WHAT TO WORK ON: Nothing after the line with "const fitSlope = 1.185;" belongs in the copy; extract the lines below from the top through that line, pictures left out.
** Begin **
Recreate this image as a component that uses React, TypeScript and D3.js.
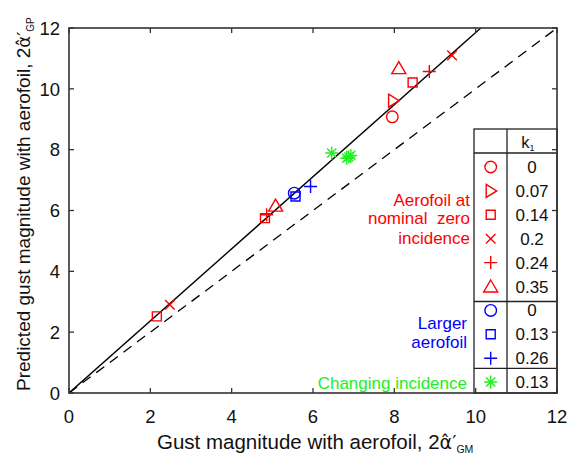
import React from "react";
import * as d3 from "d3";

const W = 569;
const H = 462;

const xTicks = [0, 2, 4, 6, 8, 10, 12];
const yTicks = [0, 2, 4, 6, 8, 10, 12];

type Sym = "circle" | "rtri" | "square" | "x" | "plus" | "tri" | "star";

// Aerofoil at nominal zero incidence (red)
const redCircle = [[7.95, 9.08]];
const redRTri = [[7.97, 9.61]];
const redSquare = [[8.45, 10.21], [4.82, 5.75], [2.16, 2.52]];
const redCross = [[9.42, 11.1], [2.48, 2.9]];
const redPlus = [[8.86, 10.57], [4.86, 5.86]];
const redTri = [[8.11, 10.68], [5.08, 6.16]];
// Larger aerofoil (blue)
const blueCircle = [[5.54, 6.57]];
const blueSquare = [[5.57, 6.46]];
const bluePlus = [[5.94, 6.79]];
// Changing incidence (green)
const greenStar = [[6.46, 7.89], [6.83, 7.72], [6.88, 7.76], [6.93, 7.81]];

const RED = "#ff0000";
const BLUE = "#0000ff";
const GREEN = "#22ee22";

const series: { sym: Sym; color: string; k1: string; pts: number[][] }[] = [
  { sym: "circle", color: RED, k1: "0", pts: redCircle },
  { sym: "rtri", color: RED, k1: "0.07", pts: redRTri },
  { sym: "square", color: RED, k1: "0.14", pts: redSquare },
  { sym: "x", color: RED, k1: "0.2", pts: redCross },
  { sym: "plus", color: RED, k1: "0.24", pts: redPlus },
  { sym: "tri", color: RED, k1: "0.35", pts: redTri },
  { sym: "circle", color: BLUE, k1: "0", pts: blueCircle },
  { sym: "square", color: BLUE, k1: "0.13", pts: blueSquare },
  { sym: "plus", color: BLUE, k1: "0.26", pts: bluePlus },
  { sym: "star", color: GREEN, k1: "0.13", pts: greenStar },
];

const fitSlope = 1.185;

function symPath(s: Sym): string {
  switch (s) {
    case "circle": {
      const p = d3.path();
      p.arc(0, 0, 5.8, 0, Math.PI * 2);
      p.closePath();
      return p.toString();
    }
    case "rtri":
      return "M-4.5,-6.5L6,0L-4.5,6.5Z";
    case "square":
      return "M-4.5,-4.5H4.5V4.5H-4.5Z";
    case "x":
      return "M-4.8,-4.8L4.8,4.8M-4.8,4.8L4.8,-4.8";
    case "plus":
      return "M-6.5,0H6.5M0,-6.5V6.5";
    case "tri":
      return "M0,-6.5L7,5.5L-7,5.5Z";
    case "star": {
      let d = "";
      for (let i = 0; i < 4; i++) {
        const a = (i * Math.PI) / 4;
        const dx = 6.5 * Math.cos(a);
        const dy = 6.5 * Math.sin(a);
        d += `M${-dx},${-dy}L${dx},${dy}`;
      }
      return d;
    }
  }
}

export default function App() {
  const left = 69, right = 557, top = 28, bottom = 393;
  const x = d3.scaleLinear().domain([0, 12]).range([left, right]);
  const y = d3.scaleLinear().domain([0, 12]).range([bottom, top]);
  const line = d3
    .line<number[]>()
    .x((d) => x(d[0]))
    .y((d) => y(d[1]));
  const fitEnd = 12 / fitSlope;
  const fitLine = line([[0, 0], [fitEnd, 12]]) || "";
  const diagLine = line([[0, 0], [12, 12]]) || "";
  const axisColor = "#333";
  const tl = 5;
  const font = "'Liberation Sans', Arial, sans-serif";
  const greek = "'DejaVu Sans', sans-serif";

  // legend layout
  const lgL = 474, lgM = 507, lgR = right, lgT = 129, lgHead = 153;
  const rowY = (i: number) => 167 + i * 23.9;
  const div1 = 301.5, div2 = 368.3;
  const symX = 490.7, valX = 532;

  return (
    <svg width={W} height={H} style={{ position: "absolute", left: 0, top: 0 }} fontFamily={font}>
      <rect width={W} height={H} fill="#fff" />
      <defs>
        <clipPath id="plotclip">
          <rect x={left} y={top} width={right - left} height={bottom - top} />
        </clipPath>
      </defs>
      {/* reference lines */}
      <g clipPath="url(#plotclip)">
        <path d={diagLine} stroke="#000" strokeWidth={1.3} strokeDasharray="10,7" fill="none" />
        <path d={fitLine} stroke="#000" strokeWidth={1.4} fill="none" />
      </g>
      {/* data */}
      {series.map((s, i) =>
        s.pts.map((p, j) => (
          <path
            key={`${i}-${j}`}
            d={symPath(s.sym)}
            transform={`translate(${x(p[0])},${y(p[1])})`}
            fill="none"
            stroke={s.color}
            strokeWidth={1.4}
          />
        ))
      )}
      {/* ticks */}
      {xTicks.map((t) => (
        <g key={`xt${t}`}>
          <line x1={x(t)} x2={x(t)} y1={bottom} y2={bottom - tl} stroke={axisColor} strokeWidth={1.3} />
          <line x1={x(t)} x2={x(t)} y1={top} y2={top + tl} stroke={axisColor} strokeWidth={1.3} />
          <text x={x(t)} y={423} textAnchor="middle" fontSize={18.5} fill="#111">{t}</text>
        </g>
      ))}
      {yTicks.map((t) => (
        <g key={`yt${t}`}>
          <line x1={left} x2={left + tl} y1={y(t)} y2={y(t)} stroke={axisColor} strokeWidth={1.3} />
          <line x1={right} x2={right - tl} y1={y(t)} y2={y(t)} stroke={axisColor} strokeWidth={1.3} />
          <text x={60} y={y(t) + 6.8} textAnchor="end" fontSize={18.5} fill="#111">{t}</text>
        </g>
      ))}
      {/* legend table */}
      <g stroke="#222" strokeWidth={1.3} fill="none">
        <rect x={lgL} y={lgT} width={lgR - lgL} height={bottom - lgT} />
        <line x1={lgM} x2={lgM} y1={lgT} y2={bottom} />
        <line x1={lgL} x2={lgR} y1={lgHead} y2={lgHead} />
        <line x1={lgL} x2={lgR} y1={div1} y2={div1} />
        <line x1={lgL} x2={lgR} y1={div2} y2={div2} />
      </g>
      <text x={valX - 4} y={148} textAnchor="middle" fontSize={16.5} fill="#111">
        k<tspan fontSize={9} dy={3}>1</tspan>
      </text>
      {series.map((s, i) => {
        const cy = i === 9 ? 382 : rowY(i);
        return (
          <g key={`lg${i}`}>
            <path d={symPath(s.sym)} transform={`translate(${symX},${cy})`} fill="none" stroke={s.color} strokeWidth={1.4} />
            <text x={valX} y={cy + 6} textAnchor="middle" fontSize={17} fill="#111">{s.k1}</text>
          </g>
        );
      })}
      {/* group labels */}
      <g fontSize={17} textAnchor="end">
        <text x={470} y={206} fill={RED}>Aerofoil at</text>
        <text x={470} y={224} fill={RED} style={{ whiteSpace: "pre" }}>nominal  zero</text>
        <text x={470} y={244} fill={RED}>incidence</text>
        <text x={467} y={329} fill={BLUE}>Larger</text>
        <text x={467} y={348} fill={BLUE}>aerofoil</text>
        <text x={467} y={389} fill={GREEN}>Changing incidence</text>
      </g>
      {/* axes frame */}
      <rect x={left} y={top} width={right - left} height={bottom - top} fill="none" stroke={axisColor} strokeWidth={1.6} />
      {/* axis titles */}
      <text x={157} y={449} fontSize={20.5} fill="#111">
        Gust magnitude with aerofoil, 2<tspan fontFamily={greek} fontSize={19}>α̂′</tspan>
        <tspan fontSize={10.5} dy={4}>GM</tspan>
      </text>
      <text transform="translate(30,391) rotate(-90)" fontSize={19} fill="#111">
        Predicted gust magnitude with aerofoil, 2<tspan fontFamily={greek} fontSize={18}>α̂′</tspan>
        <tspan fontSize={10} dy={4}>GP</tspan>
      </text>
    </svg>
  );
}
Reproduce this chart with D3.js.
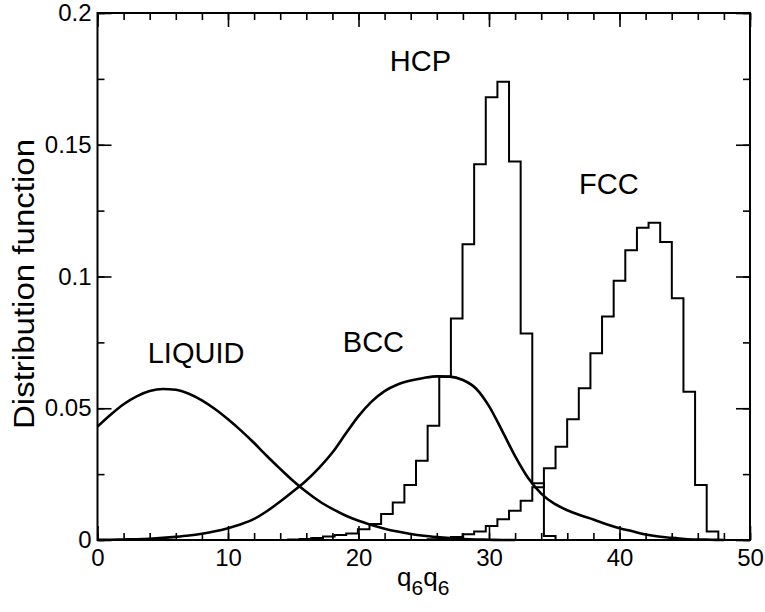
<!DOCTYPE html>
<html>
<head>
<meta charset="utf-8">
<script src="https://cdn.jsdelivr.net/npm/d3@7"></script>
<style>
  html, body { margin: 0; padding: 0; background: #fff; }
  svg { display: block; font-family: "Liberation Sans", Arial, Helvetica, sans-serif; }
</style>
</head>
<body>
<svg id="chart" width="765" height="612"></svg>
<script>
// Histogram bin grid shared by the HCP and FCC distributions
const binOrigin = 0.35;
const binWidth = 0.891;

// HCP histogram: first bin index and heights
const hcpFirstBin = 16;
const hcpValues = [0.0002, 0.0004, 0.0008, 0.0013, 0.0019, 0.0025, 0.0041, 0.0061,
  0.0099, 0.0142, 0.0209, 0.0301, 0.0434, 0.0620, 0.0841, 0.1122, 0.1426, 0.1680,
  0.1739, 0.1436, 0.0784, 0.0215, 0.0015];

// FCC histogram: first bin index and heights
const fccFirstBin = 28;
const fccValues = [0.0003, 0.0006, 0.0011, 0.0022, 0.0032, 0.0053, 0.0079, 0.0111,
  0.0149, 0.0200, 0.0272, 0.0354, 0.0458, 0.0576, 0.0709, 0.0848, 0.0984, 0.1100,
  0.1185, 0.1204, 0.1131, 0.0917, 0.0563, 0.0209, 0.0032];

// Smooth distributions sampled at q6q6 = 0, 1, 2, ...
const liquidX = d3.range(0, 33);
const liquidValues = [0.0430, 0.0475, 0.0515, 0.0545, 0.0565, 0.0573, 0.0570, 0.0555,
  0.0530, 0.0497, 0.0458, 0.0415, 0.0368, 0.0318, 0.0270, 0.0224, 0.0183, 0.0147,
  0.0118, 0.0093, 0.0073, 0.0057, 0.0043, 0.0032, 0.0023, 0.0016, 0.0011, 0.0007,
  0.0004, 0.0002, 0.0001, 0.0000, 0.0000];

const bccX = d3.range(0, 49);
const bccValues = [0.0001, 0.0001, 0.0002, 0.0003, 0.0005, 0.0008, 0.0012, 0.0017,
  0.0024, 0.0033, 0.0045, 0.0060, 0.0080, 0.0110, 0.0146, 0.0185, 0.0226, 0.0275,
  0.0332, 0.0402, 0.0470, 0.0525, 0.0565, 0.0590, 0.0605, 0.0615, 0.0621, 0.0620,
  0.0607, 0.0575, 0.0508, 0.0415, 0.0318, 0.0235, 0.0176, 0.0138, 0.0113, 0.0094,
  0.0078, 0.0060, 0.0045, 0.0033, 0.0021, 0.0013, 0.0008, 0.0004, 0.0002, 0.0001, 0.0000];

// Axis ticks
const xMajor = [0, 10, 20, 30, 40, 50];
const xTickLabels = ["0", "10", "20", "30", "40", "50"];
const xMinor = d3.range(0, 51, 2);
const yMajor = [0, 0.05, 0.1, 0.15, 0.2];
const yTickLabels = ["0", "0.05", "0.1", "0.15", "0.2"];
const yMinor = [0, 0.025, 0.05, 0.075, 0.1, 0.125, 0.15, 0.175, 0.2];

// Curve labels
const labels = [
  { text: "LIQUID", x: 3.85, y: 0.0673 },
  { text: "BCC", x: 18.8, y: 0.0715 },
  { text: "HCP", x: 22.4, y: 0.1778 },
  { text: "FCC", x: 36.9, y: 0.1314 }
];

const svg = d3.select("#chart");
const plotLeft = 97.5, plotRight = 750, plotTop = 13, plotBottom = 540;

const x = d3.scaleLinear().domain([0, 50]).range([plotLeft, plotRight]);
const y = d3.scaleLinear().domain([0, 0.2]).range([plotBottom, plotTop]);

// Minor ticks (all four sides, pointing inward)
const minorLen = 7, majorLen = 14;
svg.append("g").attr("transform", `translate(0,${plotBottom})`)
  .call(d3.axisBottom(x).tickValues(xMinor).tickSize(-minorLen).tickFormat(""));
svg.append("g").attr("transform", `translate(0,${plotTop})`)
  .call(d3.axisTop(x).tickValues(xMinor).tickSize(-minorLen).tickFormat(""));
svg.append("g").attr("transform", `translate(${plotLeft},0)`)
  .call(d3.axisLeft(y).tickValues(yMinor).tickSize(-minorLen).tickFormat(""));
svg.append("g").attr("transform", `translate(${plotRight},0)`)
  .call(d3.axisRight(y).tickValues(yMinor).tickSize(-minorLen).tickFormat(""));

// Major ticks with labels
svg.append("g").attr("transform", `translate(0,${plotBottom})`)
  .call(d3.axisBottom(x).tickValues(xMajor).tickSize(-majorLen).tickPadding(9)
    .tickFormat((d, i) => xTickLabels[i]));
svg.append("g").attr("transform", `translate(0,${plotTop})`)
  .call(d3.axisTop(x).tickValues(xMajor).tickSize(-majorLen).tickFormat(""));
svg.append("g").attr("transform", `translate(${plotLeft},0)`)
  .call(d3.axisLeft(y).tickValues(yMajor).tickSize(-majorLen).tickPadding(6)
    .tickFormat((d, i) => yTickLabels[i]));
svg.append("g").attr("transform", `translate(${plotRight},0)`)
  .call(d3.axisRight(y).tickValues(yMajor).tickSize(-majorLen).tickFormat(""));

svg.selectAll(".domain").remove();
svg.selectAll(".tick line").attr("stroke", "#000").attr("stroke-width", 1.6);
svg.selectAll(".tick text").attr("fill", "#000").style("font-size", "24px");

// Histograms drawn as step outlines
function stepPoints(firstBin, values) {
  const pts = [[binOrigin + firstBin * binWidth, 0]];
  values.forEach((v, i) => pts.push([binOrigin + (firstBin + i) * binWidth, v]));
  pts.push([binOrigin + (firstBin + values.length) * binWidth, 0]);
  return pts;
}
const stepLine = d3.line().x(d => x(d[0])).y(d => y(d[1])).curve(d3.curveStepAfter);
const smoothLine = d3.line().x(d => x(d[0])).y(d => y(d[1])).curve(d3.curveMonotoneX);

const plot = svg.append("g").attr("fill", "none").attr("stroke", "#000");

plot.append("path").attr("stroke-width", 2)
  .attr("d", stepLine(stepPoints(hcpFirstBin, hcpValues)));
plot.append("path").attr("stroke-width", 2)
  .attr("d", stepLine(stepPoints(fccFirstBin, fccValues)));
plot.append("path").attr("stroke-width", 2.6)
  .attr("d", smoothLine(liquidX.map((d, i) => [d, liquidValues[i]])));
plot.append("path").attr("stroke-width", 2.6)
  .attr("d", smoothLine(bccX.map((d, i) => [d, bccValues[i]])));

// Frame
svg.append("rect")
  .attr("x", plotLeft).attr("y", plotTop)
  .attr("width", plotRight - plotLeft).attr("height", plotBottom - plotTop)
  .attr("fill", "none").attr("stroke", "#000").attr("stroke-width", 2);

// Curve labels
svg.append("g").selectAll("text").data(labels).join("text")
  .attr("x", d => x(d.x)).attr("y", d => y(d.y))
  .style("font-size", "29px").attr("fill", "#000")
  .text(d => d.text);

// Axis titles
const xt = svg.append("text")
  .attr("x", 397).attr("y", 586)
  .style("font-size", "26px").attr("fill", "#000");
xt.append("tspan").text("q");
xt.append("tspan").attr("dy", 9).style("font-size", "21px").text("6");
xt.append("tspan").attr("dy", -9).text("q");
xt.append("tspan").attr("dy", 9).style("font-size", "21px").text("6");

svg.append("text")
  .attr("transform", `translate(34,284) rotate(-90)`)
  .attr("text-anchor", "middle")
  .attr("textLength", 290)
  .attr("lengthAdjust", "spacingAndGlyphs")
  .style("font-size", "29px").attr("fill", "#000")
  .text("Distribution function");
</script>
</body>
</html>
** End **
PROBLEM SOLUTION:
Recreate this image as a component that uses React, TypeScript and D3.js.
import React from "react";
import * as d3 from "d3";

const W = 569;
const H = 462;

const xTicks = [0, 2, 4, 6, 8, 10, 12];
const yTicks = [0, 2, 4, 6, 8, 10, 12];

type Sym = "circle" | "rtri" | "square" | "x" | "plus" | "tri" | "star";

// Aerofoil at nominal zero incidence (red)
const redCircle = [[7.95, 9.08]];
const redRTri = [[7.97, 9.61]];
const redSquare = [[8.45, 10.21], [4.82, 5.75], [2.16, 2.52]];
const redCross = [[9.42, 11.1], [2.48, 2.9]];
const redPlus = [[8.86, 10.57], [4.86, 5.86]];
const redTri = [[8.11, 10.68], [5.08, 6.16]];
// Larger aerofoil (blue)
const blueCircle = [[5.54, 6.57]];
const blueSquare = [[5.57, 6.46]];
const bluePlus = [[5.94, 6.79]];
// Changing incidence (green)
const greenStar = [[6.46, 7.89], [6.83, 7.72], [6.88, 7.76], [6.93, 7.81]];

const RED = "#ff0000";
const BLUE = "#0000ff";
const GREEN = "#22ee22";

const series: { sym: Sym; color: string; k1: string; pts: number[][] }[] = [
  { sym: "circle", color: RED, k1: "0", pts: redCircle },
  { sym: "rtri", color: RED, k1: "0.07", pts: redRTri },
  { sym: "square", color: RED, k1: "0.14", pts: redSquare },
  { sym: "x", color: RED, k1: "0.2", pts: redCross },
  { sym: "plus", color: RED, k1: "0.24", pts: redPlus },
  { sym: "tri", color: RED, k1: "0.35", pts: redTri },
  { sym: "circle", color: BLUE, k1: "0", pts: blueCircle },
  { sym: "square", color: BLUE, k1: "0.13", pts: blueSquare },
  { sym: "plus", color: BLUE, k1: "0.26", pts: bluePlus },
  { sym: "star", color: GREEN, k1: "0.13", pts: greenStar },
];

const fitSlope = 1.185;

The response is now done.